William Hershell (born in Germany, who lived and made his discoveries in England, with English patrons’ support) built himself, by hand, the forty foot telescope, including its magnificent mirror, that allowed him to discover Uranus and, with his sister Caroline, thousands of comets and an equally large number of galaxies, expanding our solar system and our universe beyond anyone’s imagination.

A couple paper makers (these two were French) decided to blow hot air into an enormous paper bag, and men (and women) flew for the first time.

Humphrey Davy discovered laughing gas, chlorine, iodine and the safety lamp. Mungo Park explored Africa, boldly going where no white man had gone before.

Some of them wrote poetry, some of it quite good. They saw no distinction between science and art. Coleridge, Shelley and Shelley’s wife, Mary, lived among them, and it’s only in understanding this generation of people that one can truly comprehend how she came up with the enduring tale of Dr. Frankenstein and his monstrous creation.

Presiding over all of them was Sir Joseph Banks, who in his youth traveled to the South Seas with Captain Cook in the Endeavor, enjoying a jolly good time cavorting with the welcoming Tahiti natives, and collecting botanical samples. Upon return to England, Banks became president of the Royal Academy and a life long patron to them all.

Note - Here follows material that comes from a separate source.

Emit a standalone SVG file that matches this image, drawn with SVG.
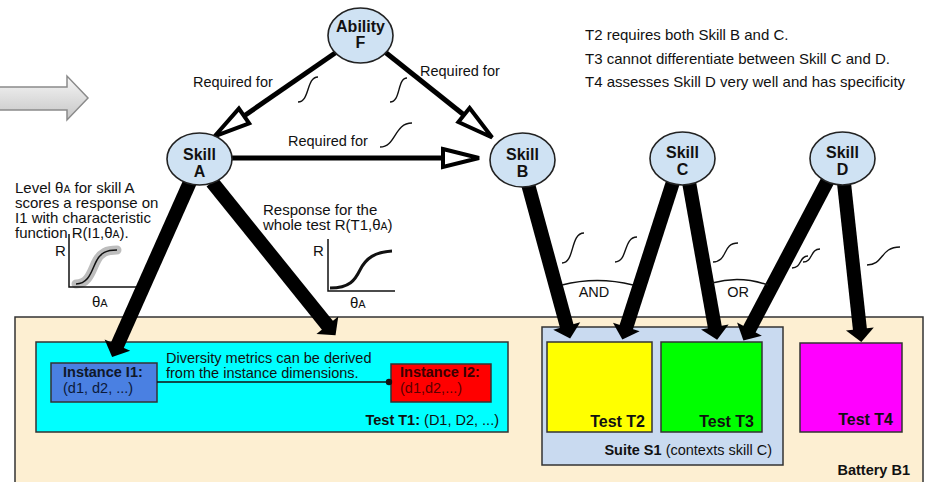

The term “scientist” had yet to be invented. These astronomers, physicists, Chemists, poets, writers, botanists called themselves philosophers. They had the power to astonish admiring audiences. They welcomed a world of fact, experimentation, progress, and understanding of the workings of nature. They did not find God in it. In creating the word “scientist,” someone compared it to “atheist,” to the chagrin of the most conservative members of society. But the word took.

As science progressed (Darwin was part of the next generation) it eventually split from art and literature. A loss to everyone, I’m sure. When Mr. Holmes takes us to the end of Hershell’s, Banks’s and Davy’s lives, the reader (me) had to take a minute to grieve. Richard Holmes manages, successfully, what Dr. Frankenstein could not – to bring the dead back to life.

I couldn’t think of a better book for a young scientist mind with literary tastes. I hope you like it half as much as I do.